Over the last couple of months, multiple reports about Megalopolis — including from THR — have shed light on the project that Coppola has been discussing for decades. He poured a stunning $120 million of his own money into it and had a chaotic VFX-heavy shoot in Atlanta. Ahead of Cannes, a Los Angeles screening attended by studio heads and top industry players came and went with no buyers and even more reports that questioned the film’s commercial prospects.
(A fun touch from the gala screening: Frank Sinatra’s “My Way” played as Coppola approached the Palais for the premiere.)
“In the abstract, one can be somewhat glad that something like this exists and that we all get to see what it was that Coppola was cooking for decades. The trouble is, in execution, it’s a meandering “fable” (as the opening title card calls it) that plays more as a farce,” reads Collider‘s review from Chase Hutchinson.

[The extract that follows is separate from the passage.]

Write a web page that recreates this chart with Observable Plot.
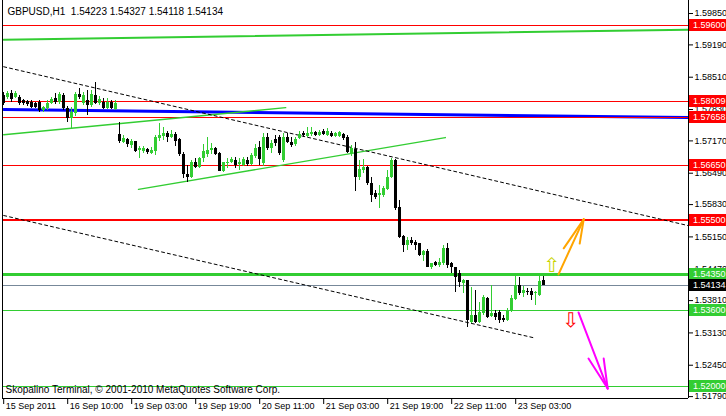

Writes New York Magazine‘s Bilge Ebiri, “Megalopolis comes to us as the (perhaps final) testament of an artist now in his 80s, but sometimes it feels like the fevered thoughts of a precocious child, driven and dazzled and maybe a little lost in all the possibilities of the world before him.”
The Guardian‘s Peter Bradshaw gave the film two stars, writing, “It’s simultaneously hyperactive and lifeless, lumbered with some terrible acting and uninteresting, inexpensive-looking VFX work which achieves neither the texture of analogue reality nor a fully radical, digital reinvention of existence.”
“Megalopolis can feel almost as if HBO’s Rome was rewritten by a thousand monkeys, some of them even getting their spelling correct,” writes The AV Club‘s Jason Gorber. “The pure, unfiltered artistic integrity of Megalopolis reminds less of Roman tales than of Greek ones that evoke hubris and irony, which will come as absolutely no surprise to anyone that’s paid attention to Coppola’s inimitable career.”
“Once you let go of the understandable dream of Coppola returning with another masterpiece, there is much to enjoy in Megalopolis, especially its castmembers, leaning into their moments with an abandon that was probably a job requirement,” writes The Los Angeles Times‘ Joshua Rothkopf.
Megalopolis is a Roman epic set in an imagined modern America in a New York-like city where dueling visions for how to rebuild the city clash. Adam Driver, Nathalie Emmanuel, Aubrey Plaza and Giancarlo Esposito are among the large ensemble cast.